● **What is needed**
Pictures stay out of this copy, which runs from the first line of the material through the line containing "s.set_visible(False)".

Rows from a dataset
* begin *

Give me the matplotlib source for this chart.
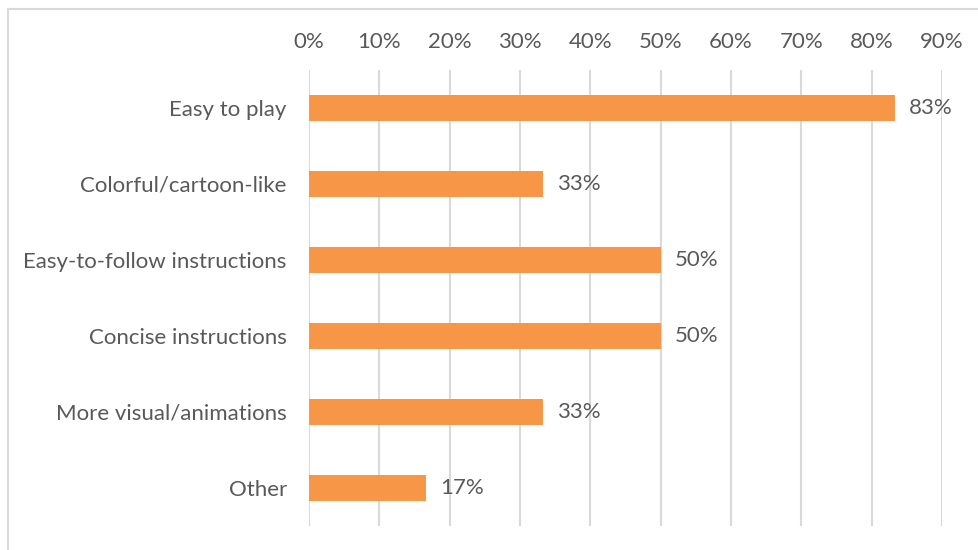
import matplotlib
matplotlib.use("Agg")
import matplotlib.pyplot as plt
from matplotlib.lines import Line2D

categories = ["Easy to play", "Colorful/cartoon-like", "Easy-to-follow instructions",
              "Concise instructions", "More visual/animations", "Other"]
shares = [0.8333, 0.3333, 0.50, 0.50, 0.3333, 0.1667]
tick_values = [0.0, 0.1, 0.2, 0.3, 0.4, 0.5, 0.6, 0.7, 0.8, 0.9]
tick_labels = ["0%", "10%", "20%", "30%", "40%", "50%", "60%", "70%", "80%", "90%"]

W, H = 979, 550
text_color = "#595959"
grid_color = "#D9D9D9"
bar_color = "#F79646"
plt.rcParams["font.family"] = ["Lato", "DejaVu Sans"]
fs = 16

fig = plt.figure(figsize=(W / 100, H / 100), dpi=100)
ax = fig.add_axes([309 / W, 1 - 526 / H, (942 - 309) / W, (526 - 70) / H])

ypos = list(range(len(categories)))
ax.barh(ypos, shares, height=0.34, color=bar_color, zorder=3)
ax.set_ylim(len(categories) - 0.5, -0.5)
ax.set_xlim(0, 0.9)

for y, v in zip(ypos, shares):
    ax.text(v + 0.02, y, f"{round(v * 100):.0f}%", va="center", ha="left",
            fontsize=fs, color=text_color, zorder=4)

ax.set_yticks(ypos)
ax.set_yticklabels(categories, fontsize=fs, color=text_color)
ax.set_xticks(tick_values)
ax.set_xticklabels(tick_labels, fontsize=fs, color=text_color)
ax.xaxis.tick_top()
ax.tick_params(axis="both", length=0)
ax.tick_params(axis="x", pad=13)
ax.tick_params(axis="y", pad=16)
ax.grid(axis="x", color=grid_color, linewidth=1.5, zorder=0)
for s in ax.spines.values():
    s.set_visible(False)

# chart frame: only top and left edges fall inside the canvas
fig.add_artist(Line2D([8.5 / W, 8.5 / W], [0, 1 - 8.5 / H], transform=fig.transFigure,
                      color=grid_color, linewidth=1.5))
fig.add_artist(Line2D([8.5 / W, 1], [1 - 8.5 / H, 1 - 8.5 / H], transform=fig.transFigure,
                      color=grid_color, linewidth=1.5))

fig.savefig("out.png", dpi=100)
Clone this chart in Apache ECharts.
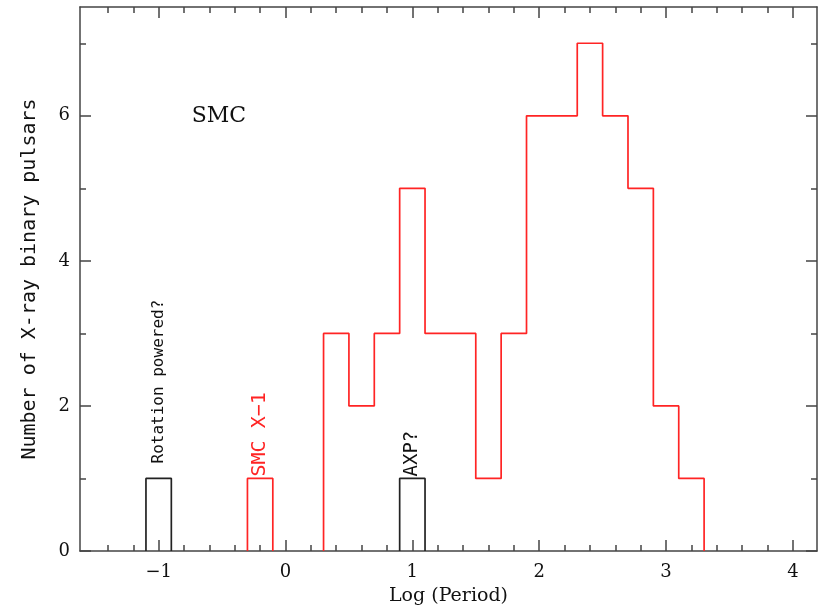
<!DOCTYPE html>
<html>
<head>
<meta charset="utf-8">
<script src="https://cdn.jsdelivr.net/npm/echarts@6/dist/echarts.min.js"></script>
<style>
  html, body { margin: 0; padding: 0; background: #fff; }
  #chart { width: 831px; height: 611px; }
</style>
</head>
<body>
<div id="chart"></div>
<script>
// Histogram of log(period) for SMC X-ray binary pulsars (bin width 0.2)
const redEdges = [0.3, 0.5, 0.7, 0.9, 1.1, 1.3, 1.5, 1.7, 1.9, 2.1, 2.3, 2.5, 2.7, 2.9, 3.1, 3.3];
const redCounts = [3, 2, 3, 5, 3, 3, 1, 3, 6, 6, 7, 6, 5, 2, 1];

// SMC X-1 single bin
const smcX1Edges = [-0.3, -0.1];
const smcX1Counts = [1];

// Candidate rotation-powered pulsar and AXP bins
const rotEdges = [-1.1, -0.9];
const rotCounts = [1];
const axpEdges = [0.9, 1.1];
const axpCounts = [1];

// Axis ranges and ticks
const xRange = [-1.62, 4.19];
const yRange = [0, 7.5];
const xMajorTicks = [-1, 0, 1, 2, 3, 4];
const xMinorTicks = [-1.4, -1.2, -0.8, -0.6, -0.4, -0.2, 0.2, 0.4, 0.6, 0.8, 1.2, 1.4, 1.6, 1.8,
                     2.2, 2.4, 2.6, 2.8, 3.2, 3.4, 3.6, 3.8, 4.0];
const yMajorTicks = [0, 2, 4, 6];
const yMinorTicks = [1, 3, 5, 7];

// Build a closed step outline from bin edges and counts
function outline(edges, counts) {
  const pts = [[edges[0], 0]];
  counts.forEach((c, i) => {
    pts.push([edges[i], c]);
    pts.push([edges[i + 1], c]);
  });
  pts.push([edges[edges.length - 1], 0]);
  return pts;
}

const AXIS_COLOR = '#444';
const RED = '#ff2424';
const BLACK = '#222';
const SERIF = '"DejaVu Serif", serif';
const MONO = '"DejaVu Sans Mono", monospace';

function xAxisDef(pos, ticks, len, withLabels, withLine) {
  return {
    type: 'value', position: pos, min: xRange[0], max: xRange[1],
    axisLine: { show: withLine, onZero: false, lineStyle: { color: AXIS_COLOR, width: 1.5 } },
    axisTick: { show: true, inside: true, length: len, customValues: ticks,
                lineStyle: { color: AXIS_COLOR, width: 1.5 } },
    axisLabel: withLabels ? {
      show: true, customValues: ticks, margin: 12, color: '#111',
      fontFamily: SERIF, fontSize: 18,
      formatter: v => String(v).replace('-', '\u2212')
    } : { show: false },
    splitLine: { show: false }
  };
}
function yAxisDef(pos, ticks, len, withLabels, withLine) {
  return {
    type: 'value', position: pos, min: yRange[0], max: yRange[1],
    axisLine: { show: withLine, onZero: false, lineStyle: { color: AXIS_COLOR, width: 1.5 } },
    axisTick: { show: true, inside: true, length: len, customValues: ticks,
                lineStyle: { color: AXIS_COLOR, width: 1.5 } },
    axisLabel: withLabels ? {
      show: true, customValues: ticks, margin: 10, color: '#111',
      fontFamily: SERIF, fontSize: 18
    } : { show: false },
    splitLine: { show: false }
  };
}

const xAxes = [
  xAxisDef('bottom', xMajorTicks, 11, true, true),
  xAxisDef('bottom', xMinorTicks, 6, false, false),
  xAxisDef('top', xMajorTicks, 11, false, true),
  xAxisDef('top', xMinorTicks, 6, false, false)
];
xAxes[0].name = 'Log (Period)';
xAxes[0].nameLocation = 'middle';
xAxes[0].nameGap = 36;
xAxes[0].nameTextStyle = { fontFamily: SERIF, fontSize: 19, color: '#111' };

const yAxes = [
  yAxisDef('left', yMajorTicks, 11, true, true),
  yAxisDef('left', yMinorTicks, 6, false, false),
  yAxisDef('right', yMajorTicks, 11, false, true),
  yAxisDef('right', yMinorTicks, 6, false, false)
];
yAxes[0].name = 'Number of X-ray binary pulsars';
yAxes[0].nameLocation = 'middle';
yAxes[0].nameGap = 40;
yAxes[0].nameTextStyle = { fontFamily: MONO, fontSize: 20, color: '#111' };

function stepSeries(name, edges, counts, color) {
  return {
    name, type: 'line', xAxisIndex: 0, yAxisIndex: 0,
    data: outline(edges, counts), symbol: 'none', animation: false,
    lineStyle: { color, width: 1.7 }, z: 3
  };
}

const chart = echarts.init(document.getElementById('chart'), null, { renderer: 'canvas' });
chart.setOption({
  animation: false,
  backgroundColor: '#fff',
  grid: { left: 80, right: 14, top: 7, bottom: 57, containLabel: false },
  xAxis: xAxes,
  yAxis: yAxes,
  series: [
    stepSeries('SMC pulsars', redEdges, redCounts, RED),
    stepSeries('SMC X-1', smcX1Edges, smcX1Counts, RED),
    stepSeries('Rotation powered?', rotEdges, rotCounts, BLACK),
    stepSeries('AXP?', axpEdges, axpCounts, BLACK)
  ]
});

// Text annotations anchored to data coordinates
function px(x, y) { return chart.convertToPixel({ xAxisIndex: 0, yAxisIndex: 0 }, [x, y]); }
function binCenter(edges) { return (edges[0] + edges[1]) / 2; }

const pRot = px(binCenter(rotEdges), rotCounts[0]);
const pSmc = px(binCenter(smcX1Edges), smcX1Counts[0]);
const pAxp = px(binCenter(axpEdges), axpCounts[0]);
const pLabel = px(-0.74, 6);

function vText(p, gap, text, color, font, size) {
  return {
    type: 'text', x: p[0], y: p[1] - gap, rotation: Math.PI / 2,
    style: { text, fill: color, fontFamily: font, fontSize: size,
             align: 'left', verticalAlign: 'middle' },
    z: 10
  };
}

chart.setOption({
  graphic: [
    vText(pRot, 15, 'Rotation powered?', '#111', MONO, 16),
    vText(pSmc, 2, 'SMC X\u22121', RED, MONO, 20),
    vText(pAxp, 2, 'AXP?', '#111', MONO, 19),
    {
      type: 'text', x: pLabel[0], y: pLabel[1],
      style: { text: 'SMC', fill: '#111', fontFamily: SERIF, fontSize: 22,
               align: 'left', verticalAlign: 'middle' },
      z: 10
    }
  ]
});
</script>
</body>
</html>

* end *

● **Exercise response**
Give me the matplotlib source for this chart.
import matplotlib
matplotlib.use("Agg")
import matplotlib.pyplot as plt
from matplotlib.lines import Line2D

categories = ["Easy to play", "Colorful/cartoon-like", "Easy-to-follow instructions",
              "Concise instructions", "More visual/animations", "Other"]
shares = [0.8333, 0.3333, 0.50, 0.50, 0.3333, 0.1667]
tick_values = [0.0, 0.1, 0.2, 0.3, 0.4, 0.5, 0.6, 0.7, 0.8, 0.9]
tick_labels = ["0%", "10%", "20%", "30%", "40%", "50%", "60%", "70%", "80%", "90%"]

W, H = 979, 550
text_color = "#595959"
grid_color = "#D9D9D9"
bar_color = "#F79646"
plt.rcParams["font.family"] = ["Lato", "DejaVu Sans"]
fs = 16

fig = plt.figure(figsize=(W / 100, H / 100), dpi=100)
ax = fig.add_axes([309 / W, 1 - 526 / H, (942 - 309) / W, (526 - 70) / H])

ypos = list(range(len(categories)))
ax.barh(ypos, shares, height=0.34, color=bar_color, zorder=3)
ax.set_ylim(len(categories) - 0.5, -0.5)
ax.set_xlim(0, 0.9)

for y, v in zip(ypos, shares):
    ax.text(v + 0.02, y, f"{round(v * 100):.0f}%", va="center", ha="left",
            fontsize=fs, color=text_color, zorder=4)

ax.set_yticks(ypos)
ax.set_yticklabels(categories, fontsize=fs, color=text_color)
ax.set_xticks(tick_values)
ax.set_xticklabels(tick_labels, fontsize=fs, color=text_color)
ax.xaxis.tick_top()
ax.tick_params(axis="both", length=0)
ax.tick_params(axis="x", pad=13)
ax.tick_params(axis="y", pad=16)
ax.grid(axis="x", color=grid_color, linewidth=1.5, zorder=0)
for s in ax.spines.values():
    s.set_visible(False)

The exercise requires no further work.